### Information supplied

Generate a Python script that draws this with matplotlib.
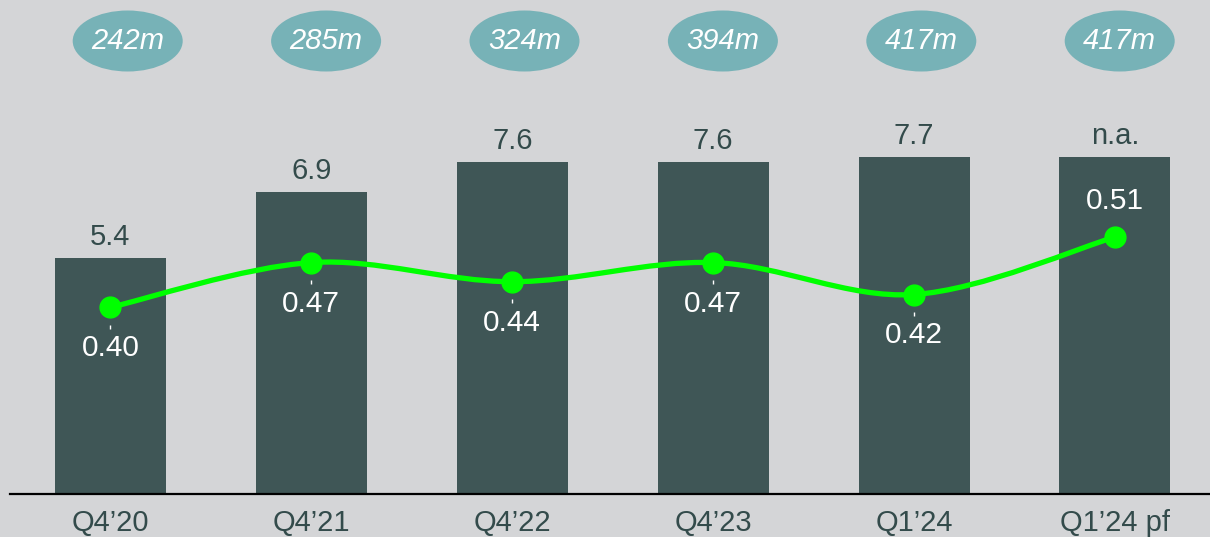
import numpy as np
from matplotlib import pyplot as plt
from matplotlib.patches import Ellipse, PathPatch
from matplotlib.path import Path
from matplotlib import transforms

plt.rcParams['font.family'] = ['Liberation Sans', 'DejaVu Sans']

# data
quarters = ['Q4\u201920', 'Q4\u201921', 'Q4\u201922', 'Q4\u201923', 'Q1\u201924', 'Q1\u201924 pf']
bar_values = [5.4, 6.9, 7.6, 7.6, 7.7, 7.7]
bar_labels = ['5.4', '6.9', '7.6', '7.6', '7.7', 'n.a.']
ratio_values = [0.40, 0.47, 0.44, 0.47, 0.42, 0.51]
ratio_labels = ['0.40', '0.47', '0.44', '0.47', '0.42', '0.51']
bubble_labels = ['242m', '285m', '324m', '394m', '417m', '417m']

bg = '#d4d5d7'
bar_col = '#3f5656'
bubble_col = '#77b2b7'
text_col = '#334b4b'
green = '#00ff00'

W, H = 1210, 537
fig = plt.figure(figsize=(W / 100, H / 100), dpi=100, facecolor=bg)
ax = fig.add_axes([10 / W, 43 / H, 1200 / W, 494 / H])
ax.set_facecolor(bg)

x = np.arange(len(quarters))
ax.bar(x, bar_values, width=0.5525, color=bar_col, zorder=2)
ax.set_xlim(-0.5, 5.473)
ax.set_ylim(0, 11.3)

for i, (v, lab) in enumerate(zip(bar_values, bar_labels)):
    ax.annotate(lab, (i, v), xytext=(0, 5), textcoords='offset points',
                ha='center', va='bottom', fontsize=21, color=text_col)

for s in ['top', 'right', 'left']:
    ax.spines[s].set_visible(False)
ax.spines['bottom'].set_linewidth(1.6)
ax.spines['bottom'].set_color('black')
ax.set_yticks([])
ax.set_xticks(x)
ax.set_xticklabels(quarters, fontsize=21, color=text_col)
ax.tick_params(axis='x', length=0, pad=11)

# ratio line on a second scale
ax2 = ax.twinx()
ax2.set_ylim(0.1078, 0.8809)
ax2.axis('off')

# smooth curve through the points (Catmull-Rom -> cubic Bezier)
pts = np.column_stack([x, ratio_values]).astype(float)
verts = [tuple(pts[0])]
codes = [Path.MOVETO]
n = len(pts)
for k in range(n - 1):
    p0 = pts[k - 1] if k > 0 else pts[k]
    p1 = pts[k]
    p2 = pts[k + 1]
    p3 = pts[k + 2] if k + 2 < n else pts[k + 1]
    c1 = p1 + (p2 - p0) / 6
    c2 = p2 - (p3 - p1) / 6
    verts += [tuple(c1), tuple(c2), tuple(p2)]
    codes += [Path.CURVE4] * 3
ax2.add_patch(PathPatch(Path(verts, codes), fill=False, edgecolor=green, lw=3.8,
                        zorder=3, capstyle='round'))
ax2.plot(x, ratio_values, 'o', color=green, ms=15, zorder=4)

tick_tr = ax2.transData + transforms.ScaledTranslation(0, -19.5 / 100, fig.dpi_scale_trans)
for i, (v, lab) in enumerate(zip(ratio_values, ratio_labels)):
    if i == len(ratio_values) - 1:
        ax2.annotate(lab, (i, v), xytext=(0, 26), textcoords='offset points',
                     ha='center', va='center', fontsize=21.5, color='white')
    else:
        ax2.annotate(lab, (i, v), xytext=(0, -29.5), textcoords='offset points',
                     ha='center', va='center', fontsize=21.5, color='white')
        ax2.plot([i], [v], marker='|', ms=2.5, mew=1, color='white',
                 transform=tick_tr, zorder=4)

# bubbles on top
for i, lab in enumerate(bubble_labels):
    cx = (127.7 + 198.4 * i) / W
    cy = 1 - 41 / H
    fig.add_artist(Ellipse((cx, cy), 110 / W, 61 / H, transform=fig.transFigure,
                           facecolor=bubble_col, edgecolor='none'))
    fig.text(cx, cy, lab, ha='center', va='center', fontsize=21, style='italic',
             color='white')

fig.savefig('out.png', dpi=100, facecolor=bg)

### Task to complete
Exactly as written, please give again the lines from the beginning of the listing through the line containing "ax2.axis('off')", inclusive, without any pictures.

### Answer to the exercise
Generate a Python script that draws this with matplotlib.
import numpy as np
from matplotlib import pyplot as plt
from matplotlib.patches import Ellipse, PathPatch
from matplotlib.path import Path
from matplotlib import transforms

plt.rcParams['font.family'] = ['Liberation Sans', 'DejaVu Sans']

# data
quarters = ['Q4\u201920', 'Q4\u201921', 'Q4\u201922', 'Q4\u201923', 'Q1\u201924', 'Q1\u201924 pf']
bar_values = [5.4, 6.9, 7.6, 7.6, 7.7, 7.7]
bar_labels = ['5.4', '6.9', '7.6', '7.6', '7.7', 'n.a.']
ratio_values = [0.40, 0.47, 0.44, 0.47, 0.42, 0.51]
ratio_labels = ['0.40', '0.47', '0.44', '0.47', '0.42', '0.51']
bubble_labels = ['242m', '285m', '324m', '394m', '417m', '417m']

bg = '#d4d5d7'
bar_col = '#3f5656'
bubble_col = '#77b2b7'
text_col = '#334b4b'
green = '#00ff00'

W, H = 1210, 537
fig = plt.figure(figsize=(W / 100, H / 100), dpi=100, facecolor=bg)
ax = fig.add_axes([10 / W, 43 / H, 1200 / W, 494 / H])
ax.set_facecolor(bg)

x = np.arange(len(quarters))
ax.bar(x, bar_values, width=0.5525, color=bar_col, zorder=2)
ax.set_xlim(-0.5, 5.473)
ax.set_ylim(0, 11.3)

for i, (v, lab) in enumerate(zip(bar_values, bar_labels)):
    ax.annotate(lab, (i, v), xytext=(0, 5), textcoords='offset points',
                ha='center', va='bottom', fontsize=21, color=text_col)

for s in ['top', 'right', 'left']:
    ax.spines[s].set_visible(False)
ax.spines['bottom'].set_linewidth(1.6)
ax.spines['bottom'].set_color('black')
ax.set_yticks([])
ax.set_xticks(x)
ax.set_xticklabels(quarters, fontsize=21, color=text_col)
ax.tick_params(axis='x', length=0, pad=11)

# ratio line on a second scale
ax2 = ax.twinx()
ax2.set_ylim(0.1078, 0.8809)
ax2.axis('off')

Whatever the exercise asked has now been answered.